И Миклухо-Маклай увидел их. Они стояли на прибрежном песке безмолвные, неподвижные, как изваяния, — смуглые до черноты обнаженные люди с каменными топориками и копьями.

— Так где же вы желаете высадиться, Николай Николаевич? — спросил командир корвета Назимов.

Маклай вздрогнул.



ПУТЕШЕСТВИЕ В КАМЕННЫЙ ВЕК

Только утром 20 сентября Миклухо-Маклай, всмотревшись в гигантскую перспективу тропических лесов, мог сказать Назимову:

— Высаживайте здесь!

Войдя в небольшую бухту, корвет стал на якорь саженях в семидесяти от песчаного мыска. Громадные деревья, опускающие ветви до самой воды, ползучие лианы, древовидные папоротники, большие причудливые листья неведомых растений образовывали непроницаемую темно-зеленую завесу. Среди цветов порхали райские птицы и попугаи.

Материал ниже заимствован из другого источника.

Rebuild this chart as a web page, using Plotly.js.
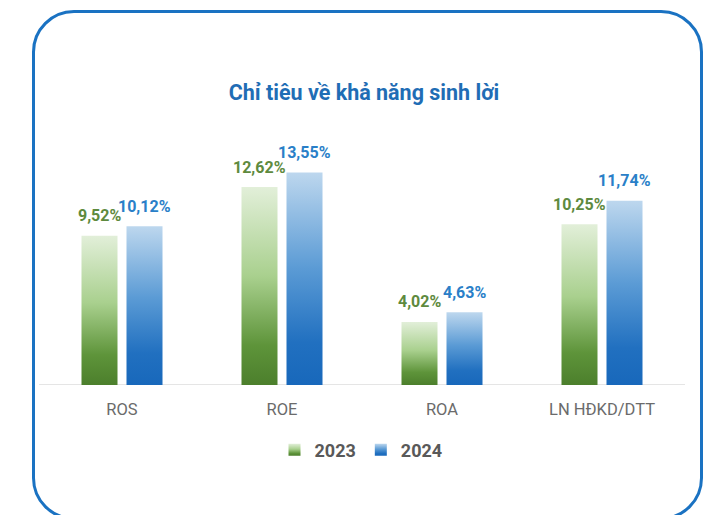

Вскоре на мыске появилась группа туземцев. Они, должно быть, со страхом и удивлением смотрели на огромную пирогу, из которой выходил дым, и на людей в белых одеждах. Один из папуасов, подойдя к самой воде, положил на песок кокосовый орех и стал делать какие-то знаки. Казалось, он хотел объяснить, что кокос — подарок неизвестным чужестранцам, приехавшим на огненной пироге.

— Дайте мне четверку. Я хочу на берег… — сказал Маклай Назимову.

— Вас будет сопровождать катер с вооруженной охраной.

— Ни в коем случае! Шлюпку без матросов, и только… Я даже не возьму с собой оружия.

— Это безумие!

— Пусть будет так. Вы ни за что не несете ответственности.

Миклухо-Маклай нагрузил карманы подарками: стеклянными бусами, красными лентами, гвоздями, табаком — и, захватив с собой Боя и Ульсона, направился в шлюпке к берегу. Однако завязать знакомство с туземцами на этот раз не удалось: они воспрепятствовали высадке, угрожали копьями. Пришлось вернуться на корвет.